Google Inc. (Nasdaq: GOOG)’s Android operating system powered half of all smartphones bought in the U.S. in the past six months, according to a survey by Nielsen Inc., a sign the software’s market share continues to grow.

Android’s share of new smartphone purchases was double that for Apple Inc. (Nasdaq: AAPL)’s iPhone, at 25 percent, the research firm said in a report today, based on a survey in March about devices bought during the previous half year. Research In Motion Ltd. (RIMM)’s BlackBerry had 15 percent, Nielsen said.

Android’s share of the smartphone market has grown as more handset makers including Motorola Mobility Holdings Inc. and Samsung Electronics Co. use the free Google software. Rising sales will help it to account for half of the total smartphone market in 2012 as Motorola, Samsung and others push into emerging markets with customers looking for cheaper alternatives to the iPhone, Gartner Inc. said this month.

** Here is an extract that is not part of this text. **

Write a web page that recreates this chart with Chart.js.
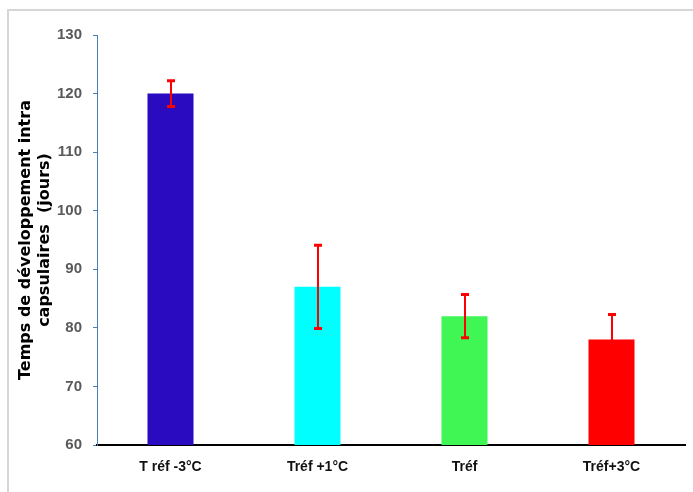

The Nielsen survey in March found that 31 percent of consumers looking to buy a new smartphone planned to buy an Android device, up from 26 percent in a 2010 survey. Apple accounted for 30 percent of planned purchases, down from 33 percent in 2010. RIM’s share dropped to 11 percent on intended purchases from 13 percent last year.

Google, based in Mountain View, California, climbed $11.24, or 2.1 percent, to $536.29 at 12:48 p.m. New York time in Nasdaq Stock Market trading. Apple dropped $1.39to $351.62 and RIM rose 85 cents to $54.29.

Developer Interest

The proliferation of applications, or apps, on Android and Apple devices has helped drive the growth of those two platforms. The number of phonemakers choosing Android, however, has led to a fragmentation of the operating system which makes it harder for developer to build a single app for Android, according to a new study.

“Interest in Android has recently plateaued as concerns around fragmentation and disappointing results from early tablet sales have caused developers to pull back from their previous steadily increasing enthusiasm for Google’s mobile operating system,” according to the study by Appcelerator Inc. and Framingham, Massachusetts-based research firm IDC.

The number of developers “very interested” in building for Android dropped to 85 percent in April from 87 percent in January, in the survey of more than 2,700 developers. The number for Apple dropped to 91 percent from about 93 percent, the survey showed.